In a change of business strategy, general insurance companies have widened their sights beyond profits from individual segments and are focussing on overall profitability.
 
However, public sector general insurance companies have to straddle the complex world of tariff and non-tariff pricing regimes to be able to "bundle" risks in one cover.
 
Under pressure from private sector players, the public sector general insurance giants have started quoting premiums based on the overall insurance portfolio of corporate clients in terms of how much money the bundle can bring in.
 
In operational terms, this essentially translates into clubbing risk products together "" be they under the tariff regime or non-tariff regime "" and then reducing the total premium charged in line with the latter's claim history.
 
The catch, however, is that a corporate may even get some free insurance in this basket approach. And, for a public sector unit, giving anything free is blasphemy. Hence a nominal premium quote of Rs 1.
 
For instance, fire insurance cover is covered under a tariff policy and the Tariff Advisory Committee sets the floor prices.
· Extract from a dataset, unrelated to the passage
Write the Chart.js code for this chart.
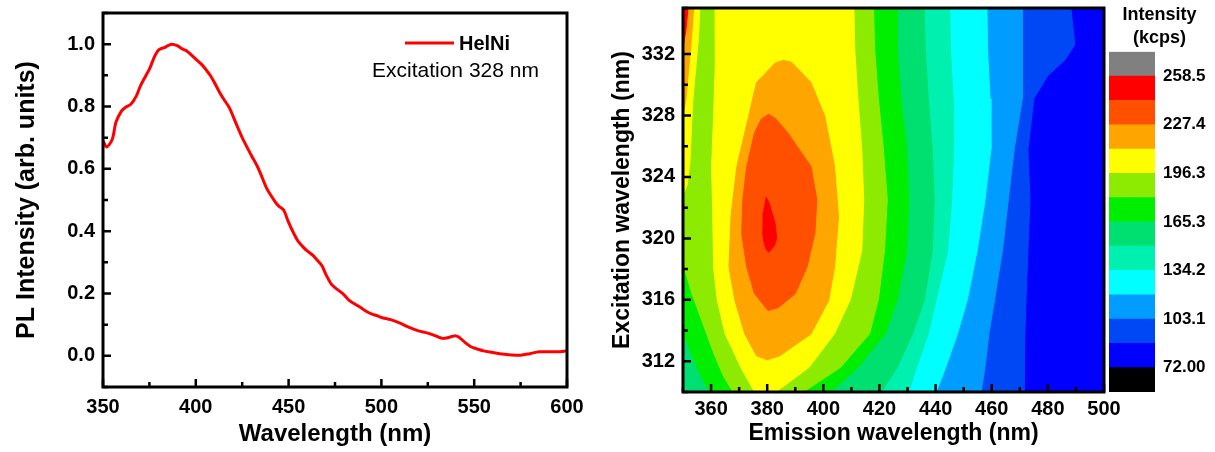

This is a profitable business for insurance companies as claims are on average lower than the fixed premiums charged by insurers.
 
On the other hand, premium rates on non-tariff products such as marine, group health and group personal accident insurance covers tend to vary widely.
 
As insurance companies club the risks -- fire, marine and group health policies -- they can fix the premium charged based on the profitability of the overall corporate business.
 
Earlier, this was not the case as the insurance outfits used to treat each risk segment separately and price the covers individually depending on the sectoral risks.
 
"I am ready to reduce the cover price (premium charge of bundled risk products) even if it means offering free insurance cover," said Oriental Insurance Company (OIC) regional manager, V B Bhargava.
 
National Insurance Company has been following a similar strategy and is racing neck-and-neck with the New India Assurance Company in business development.
 
Insurance companies are now redesigning and repackaging policies, making them all-risk inclusive covers.
 
"Rates are thus now to be quoted based on the overall portfolio and not individual risks," said Bhargava, adding that public sector companies were better placed in rebundling products and offering them at cheaper rates.
 
"Wherever regulations permit, and based on the profitability of the customer, we offer better rates even if it means undercutting the competition," said a senior executive of a public sector insurance player.
 
Private insurance players were the first to take to this concept. One of the leading private players renewed Nestle India's marine insurance cover for a mere Re 1.
 
This was possible because the Rs 2,000-odd crore multinational corporate, also sourced its profitable fire insurance policy worth over Rs 1 crore from the same private insurer.
 
A large corporate house with an asset value of over Rs 400 crore managed to pay just about Rs 22-23 lakh for its fire policy, with an add-on burglary cover from a leading American private insurer.
 
Oriental Insurance, not having been in a position to offer such a cover earlier, lost out to the private player. This explains why in May 2004, the public sector insurance business increased less than Rs 80 crore, while the contribution by private insurers was over Rs 100 crore.